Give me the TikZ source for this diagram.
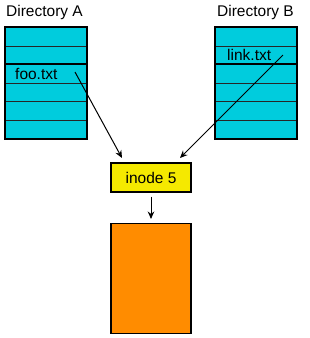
\documentclass[tikz,border=0pt]{standalone}
\usepackage{fontspec}
\setmainfont{Liberation Sans}
\usetikzlibrary{arrows.meta}
\definecolor{dircyan}{RGB}{0,204,221}
\definecolor{inodeyellow}{RGB}{245,233,0}
\definecolor{dataorange}{RGB}{255,140,0}
\begin{document}
\begin{tikzpicture}[x=1pt,y=-1pt,
  row/.style={draw=black!85, fill=dircyan, line width=1pt, minimum width=81pt,
    minimum height=18.5pt, inner sep=0pt, anchor=north west},
  lbl/.style={font=\fontsize{15.5}{18}\selectfont, inner sep=0pt},
  outline/.style={draw=black, line width=1.3pt},
  arr/.style={line width=1pt, -{Stealth[length=7.5pt,width=6.5pt]}}]
\useasboundingbox (0,0) rectangle (309,338);
% Directory A
\foreach \i in {0,...,5} \node[row] (a\i) at (5,{27+18.5*\i}) {};
\draw[outline] (a0.north west) rectangle (a5.south east);
\draw[outline] (a2.north west) -- (a2.north east);
\node[lbl, anchor=base west] (dirA) at (6,16) {Directory A};
\node[lbl, anchor=base west] (foo) at (15,79) {foo.txt};
% Directory B
\foreach \i in {0,...,5} \node[row] (b\i) at (215,{27+18.5*\i}) {};
\draw[outline] (b0.north west) rectangle (b5.south east);
\draw[outline] (b2.north west) -- (b2.north east);
\node[lbl, anchor=base west] (dirB) at (217,16) {Directory B};
\node[lbl, anchor=base west] (link) at (227,60) {link.txt};
% inode
\node[draw=black, line width=1.3pt, fill=inodeyellow, minimum width=80pt, minimum height=29pt,
  inner sep=0pt, lbl] (inode) at (151,177.5) {inode 5};
% data block
\node[draw=black, line width=1.3pt, fill=dataorange, minimum width=80pt, minimum height=110pt,
  inner sep=0pt, anchor=north] (data) at (151,223) {};
% arrows
\coordinate (fa) at (75,72);
\coordinate (ta) at (122,158);
\coordinate (fb) at (283,55);
\coordinate (tb) at (180,158);
\draw[arr] (fa) -- (ta);
\draw[arr] (fb) -- (tb);
\draw[arr] ([yshift=-4pt]inode.south) -- ([yshift=4pt]data.north);
\end{tikzpicture}
\end{document}
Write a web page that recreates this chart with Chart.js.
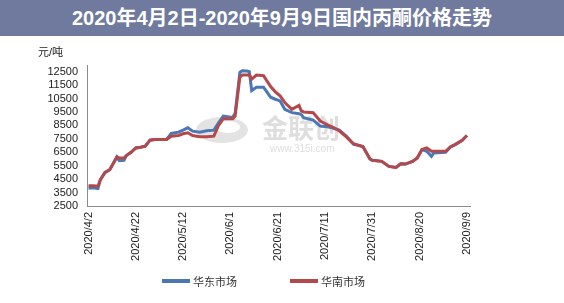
<!DOCTYPE html>
<html><head><meta charset="utf-8">
<script src="https://cdn.jsdelivr.net/npm/chart.js@4/dist/chart.umd.min.js"></script>
<style>
html,body{margin:0;padding:0;background:#fff;}
#wrap{position:relative;width:564px;height:303px;overflow:hidden;}
#banner{position:absolute;left:0;top:0;width:564px;height:36px;background:#6f7a9e;color:#fff;
 font:bold 20px "Liberation Sans","Noto Sans CJK SC",sans-serif;text-align:center;line-height:36px;}
#unit{position:absolute;left:38px;top:43px;font:11px "Liberation Sans","Noto Sans CJK SC",sans-serif;color:#222;}
#c{position:absolute;left:0;top:0;}
.lg{position:absolute;top:273px;font:11px "Noto Sans CJK SC",sans-serif;color:#333;display:flex;align-items:center;}
.lg span.b{display:inline-block;width:28px;height:4px;margin-right:3px;}
</style></head>
<body>
<div id="wrap">
<canvas id="c" width="564" height="303"></canvas>
<div id="banner">2020年4月2日-2020年9月9日国内丙酮价格走势</div>
<div id="unit">元/吨</div>
<div id="legend"></div>
</div>
<script>
// day offsets from 2020/4/2
const days = [0,2,4,5,7,9,12,13,15,16,18,20,22,24,26,28,33,35,38,40,42,44,47,50,53,55,57,61,62,64,65,67,68,69,71,74,77,79,81,83,86,89,90,91,95,98,101,103,106,109,112,116,119,120,124,127,130,132,134,137,139,141,143,145,146,151,153,155,158,160];
const eastChina = [3825,3850,3800,4450,5000,5200,6150,5875,5900,6250,6500,6825,6875,6950,7400,7450,7450,7900,8000,8150,8325,8075,8000,8100,8150,8700,9200,9100,9400,12450,12575,12550,12500,11100,11350,11350,10600,10450,10325,9700,9450,9375,9300,9075,8900,8450,8400,8325,8150,7700,7100,6925,6000,5900,5825,5450,5375,5650,5625,5825,6075,6700,6575,6200,6450,6500,6900,7075,7400,7750];
const southChina = [4000,4000,3975,4450,5000,5200,6150,6075,6075,6250,6500,6825,6875,6950,7400,7450,7450,7700,7750,7875,7950,7750,7650,7650,7700,8500,9000,9000,9200,12100,12250,12250,12250,11950,12250,12200,11400,11000,10700,10200,9700,10000,9575,9500,9450,8825,8550,8400,8100,7650,7150,6925,6000,5900,5825,5450,5375,5650,5625,5825,6075,6700,6825,6575,6575,6575,6900,7075,7400,7750];
const seriesNames = ['华东市场','华南市场'];
const xTickDays = [0,20,40,60,80,100,120,140,160];
const xTickLabels = ['2020/4/2','2020/4/22','2020/5/12','2020/6/1','2020/6/21','2020/7/11','2020/7/31','2020/8/20','2020/9/9'];
const yTickValues = [2500,3500,4500,5500,6500,7500,8500,9500,10500,11500,12500];

const colors = ['#4a78b6','#b4494b'];
const toPts = vals => days.map((d,i)=>({x:d,y:vals[i]}));

const watermark = {
  id:'wm',
  beforeDatasetsDraw(chart){
    const c = chart.ctx;
    c.save();
    c.fillStyle = '#e3e3e3';
    c.beginPath(); c.ellipse(222,130,26,13,0,0,Math.PI*2); c.fill();
    c.fillStyle = '#ffffff';
    c.beginPath(); c.ellipse(228,127,12,6,0,0,Math.PI*2); c.fill();
    c.fillStyle = '#dedede';
    c.font = 'bold 26px "Noto Sans CJK SC",sans-serif';
    c.textBaseline = 'middle';
    c.fillText('金联创', 262, 128);
    c.font = '10px "Liberation Sans",sans-serif';
    c.fillText('www.315i.com', 270, 149);
    c.restore();
  }
};

const font = {family:'"Liberation Sans", Arial, sans-serif', size:11};
const chart = new Chart(document.getElementById('c'), {
  type:'line',
  data:{datasets:[
    {label:seriesNames[0], data:toPts(eastChina), borderColor:colors[0], borderWidth:3, pointRadius:0, tension:0, fill:false, order:1},
    {label:seriesNames[1], data:toPts(southChina), borderColor:colors[1], borderWidth:3, pointRadius:0, tension:0, fill:false, order:0}
  ]},
  options:{
    animation:false, responsive:false, devicePixelRatio:1,
    layout:{padding:{left:0,right:94,top:65,bottom:0}},
    plugins:{legend:{display:false}, tooltip:{enabled:false}},
    scales:{
      x:{type:'linear', min:-0.63, max:161.3,
        grid:{display:false, drawTicks:false},
        border:{display:true,color:'#8c8c8c',width:1},
        afterBuildTicks(s){ s.ticks = xTickDays.map(v=>({value:v})); },
        afterFit(s){ s.height = 97; },
        ticks:{font, color:'#222', minRotation:90, maxRotation:90, padding:6, autoSkip:false,
          callback:(v)=>{const i=xTickDays.indexOf(v); return i>=0?xTickLabels[i]:'';}}
      },
      y:{min:2500, max:13000,
        grid:{display:false, drawTicks:false},
        border:{display:true,color:'#8c8c8c',width:1},
        afterBuildTicks(s){ s.ticks = yTickValues.map(v=>({value:v})); },
        afterFit(s){ s.width = 87; },
        ticks:{font, color:'#222', padding:9, autoSkip:false, callback:v=>String(v)}
      }
    }
  },
  plugins:[watermark]
});

// legend built from datasets
const lg = document.getElementById('legend');
const lgX = [162, 290];
chart.data.datasets.forEach((ds,i)=>{
  const d = document.createElement('div');
  d.className='lg'; d.style.left = lgX[i]+'px';
  d.innerHTML = '<span class="b" style="background:'+ds.borderColor+'"></span>'+ds.label;
  lg.appendChild(d);
});
</script>
</body></html>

..............................

What you should do
Check every line of the data above for the string "this", and copy those that have it.

Exercise output
Give me the TikZ source for this diagram.
Write a web page that recreates this chart with Chart.js.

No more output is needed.